2022-09-22

【政界】日中国交正常化50年に複雑化する国際情勢 問われる岸田首相の「したたか外交」

イラスト・山田紳



台湾有事は日本有事

 しかし、中国が「断固たる対抗措置をとる」などと警告する中で、米下院議長のペロシが8月2日、台湾の訪問を決行したことをきっかけに、米中関係、日中関係は一気に緊迫する。

 中国は日本に対し、8月4日にカンボジアで予定されていた林と王の日中外相会談を直前にキャンセルするという異例の対抗措置をとった。林を含む主要7カ国(G7)外相が台湾情勢を巡る共同声明を発表したことへの反発だった。

 中国は外交的に態度を硬化させただけでなく、軍事的にも圧力を強めている。中国軍は8月上旬、台湾を取り囲む海空域でミサイル試射を含む大規模な軍事行動を実施した。

 日本の排他的経済水域(EEZ)にも弾道ミサイル5発が落下した。過去に例のなかったことで、「外相会談の〝ドタキャン〟よりも深刻だ」(日中外交筋)との批判が上がった。中国軍の戦闘機は台湾海峡の中間線を越えて台湾空域に入るなど、かつてない緊迫感に包まれている。

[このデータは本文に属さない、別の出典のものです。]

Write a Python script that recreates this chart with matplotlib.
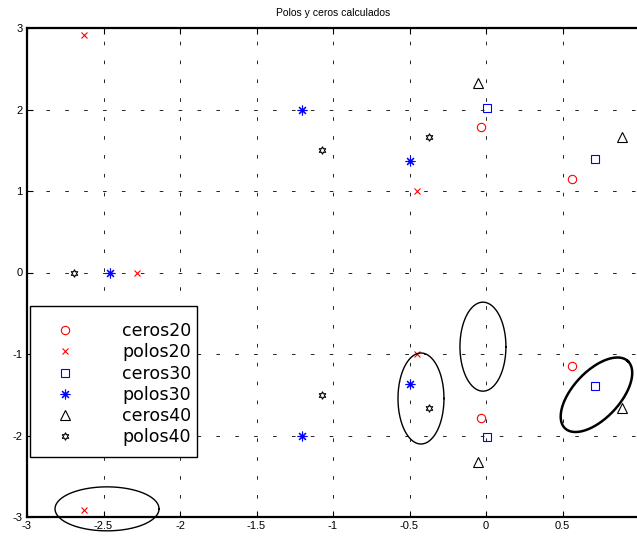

 2021年3月、当時の米軍インド太平洋軍司令官のデービッドソンは上院公聴会で、台湾情勢について「2027年までに危機、脅威が明らかになる」と警鐘を鳴らした。ただ、台湾有事はさらに身近に迫っているともいわれる。

 中国共産党は10月16日に第20回党大会を開催する。ここで習の3期目続投が実現すれば、「台湾は中国の不可分の領土」と主張してきた習政権が、ロシアのウクライナ侵略の教訓から短期決戦を企て、一気に軍事侵攻を仕掛ける可能性もある。

 読売新聞の世論調査(9月2~4日実施)では「中国が日本の安全保障上の脅威だと思うか」という問いに、81%の人が「思う」と回答した。NHKの世論調査でも、中国による台湾周辺での軍事演習が日本の安全保障環境に「大いに影響を与える」(40%)と感じており、あ
る程度影響を与える」(42%)も合わせると80%以上の人が危機感を抱いている。

「沖縄・与那国島にしても、鹿児島・与論島にしても、台湾でドンパチ始まることになったら、戦闘区域外とは言い切れない。戦争が起きる可能性は十分に考えられると思っている。防衛というものを真剣に頭を入れて欲しい」

 自民党副総裁の麻生太郎は8月31日、党麻生派(志公会)の研修会で講演し、台湾有事を念頭に、そう強調した。「台湾有事は日本有事」にほかならず、日本の防衛力の抜本的な強化が急がれる。